Si è detto, ma è bene ripeterlo: anche la minaccia di querela (facile anche da notificare, con nessuna conseguenza per chi la produce anche se questa si dimostrerà infondata), può essere strumento potente per limitare la libertà di un giornalista, soprattutto quando si tratta di free-lance o pagati 'a pezzo'.
Una forma di intimidazione che è sempre esistita ma che, con la moltiplicazione dei canali informativi, è sempre più diffusa. Oggi, soprattutto nelle realtà di provincia, dove i giornalisti sono più 'piccoli', perché legati a testate locali e indipendenti (ricordiamo che la più grave aggressione fisica Paolo Borrometi, giornalista sotto scorta, l'ha ricevuta a seguito degli articoli apparsi non su testate affermate, per le quali ha lavorato, ma sulla testata on-line personale laspia.it), e potenzialmente più soli e meno coperti nel caso di minacce ed intimidazioni.
Una realtà che ora non ha più confini e che in Emilia Romagna inquadra dati che fanno pensare: nel 2016 sono stati 20 (in aumento rispetto ai 12 nel 2015), i giornalisti minacciati, su un dato nazionale che ne conta 412. Ovvero, il 4,8% del totale.
Di questi 20, sono 3 ad avere ricevuto aggressioni fisiche, 5 ad avere ricevuto avvertimenti e 12, la percentuale maggiore (pari al 60%), ad essere stati oggetto di denunce ed azioni legali.

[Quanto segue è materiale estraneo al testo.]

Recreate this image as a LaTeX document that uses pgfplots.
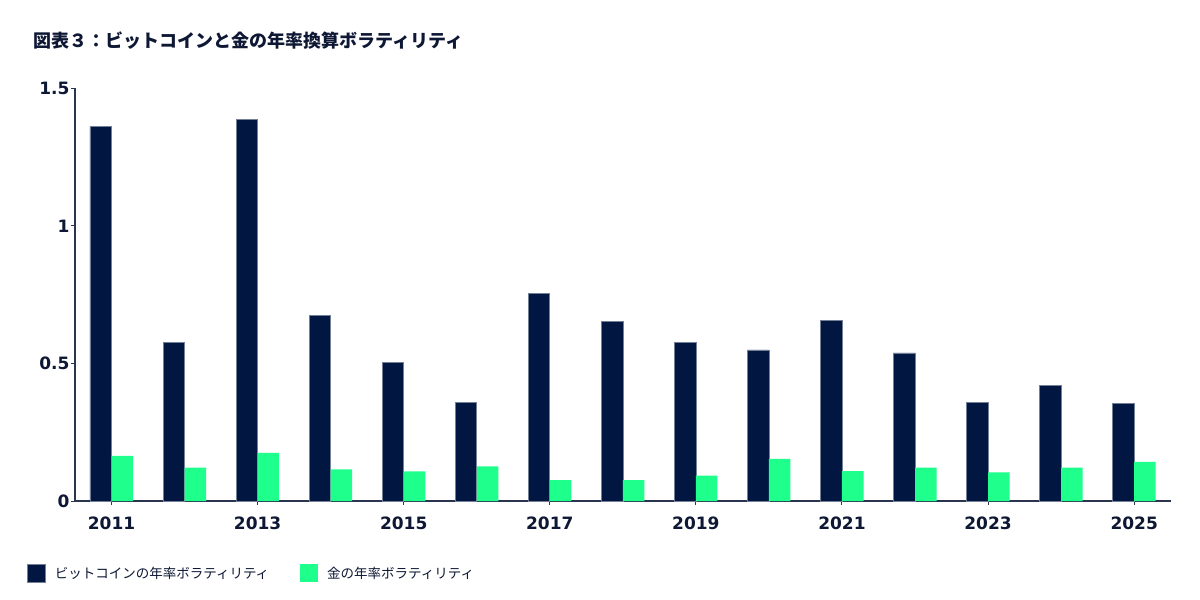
\documentclass[border=0pt]{standalone}
\usepackage{pgfplots}
\pgfplotsset{compat=1.18}
\usepackage{fontspec}
\setmainfont{DejaVu Sans}
\newfontfamily\jp{Noto Sans CJK JP}

\definecolor{btc}{HTML}{011640}
\definecolor{gold}{HTML}{1EFF8C}
\definecolor{ink}{HTML}{0E1834}
\definecolor{axline}{HTML}{2B3550}

\begin{document}
\begin{tikzpicture}
  % page frame (1200 x 600)
  \fill[white] (0pt,0pt) rectangle (1200pt,600pt);
  \node[anchor=west, inner sep=0pt, text=ink] at (33pt,559.5pt)
    {\jp\bfseries\fontsize{18}{20}\selectfont 図表３：ビットコインと金の年率換算ボラティリティ};

  \begin{axis}[
    at={(75pt,99pt)}, anchor=south west,
    scale only axis,
    width=1095.7pt, height=412.7pt,
    xmin=2010.5, xmax=2025.5,
    ymin=0, ymax=1.5,
    axis lines=left,
    axis line style={axline, line width=1.4pt, -},
    xtick={2011,2013,...,2025},
    ytick={0,0.5,1,1.5},
    tick align=outside,
    major tick length=4pt,
    tick style={axline, line width=1pt},
    /pgf/number format/1000 sep={},
    /pgf/number format/assume math mode=true,
    ticklabel style={font=\fontsize{17}{17}\selectfont\bfseries, text=ink},
    xticklabel style={yshift=-8pt},
    yticklabel style={xshift=2pt},
    bar width=0.295,
    area legend,
    legend columns=2,
    legend style={at={(rel axis cs:-0.0438,-0.175)}, anchor=west,
      draw=none, fill=none, inner sep=0pt,
      nodes={inner sep=0pt},
      font=\jp\fontsize{13.5}{16}\selectfont, text=ink,
      /tikz/every odd column/.append style={column sep=9pt},
      /tikz/every even column/.append style={column sep=31pt}},
    legend image code/.code={\fill[#1] (0pt,-9pt) rectangle (18pt,9pt);},
  ]
    \addplot[ybar, bar shift=-0.1475, fill=btc, draw=btc!55!white, line width=0.6pt]
      coordinates {(2011,1.361) (2012,0.576) (2013,1.388) (2014,0.674) (2015,0.505)
                   (2016,0.359) (2017,0.755) (2018,0.652) (2019,0.577) (2020,0.549)
                   (2021,0.657) (2022,0.538) (2023,0.359) (2024,0.419) (2025,0.354)};
    \addlegendentry{ビットコインの年率ボラティリティ}
    \addplot[ybar, bar shift=0.1475, fill=gold, draw=none]
      coordinates {(2011,0.164) (2012,0.121) (2013,0.175) (2014,0.115) (2015,0.108)
                   (2016,0.126) (2017,0.076) (2018,0.076) (2019,0.092) (2020,0.153)
                   (2021,0.109) (2022,0.121) (2023,0.104) (2024,0.121) (2025,0.142)};
    \addlegendentry{金の年率ボラティリティ}
  \end{axis}
\end{tikzpicture}
\end{document}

E l'assenza di danneggiamenti non è un dato positivo. Perché è indice e simbolo di una intimidazione che, come nelle azioni dei clan, si è spostata nelle zone del nor-Italia dal piano delle azioni ecclatanti e visibili in una dimensione pubblica (incendi e danneggiamenti appunto), ad un piano più sottile, psicologico e comunque in una dimensione personale. Capace di rimanere relegata al di fuori della sfera pubblica. Capace di generare quel senso di solitudine della persona oggetto di intimidazioni, anche solo a livello di avvertimento, che dà forza proprio a chi vuole colpire per zittire.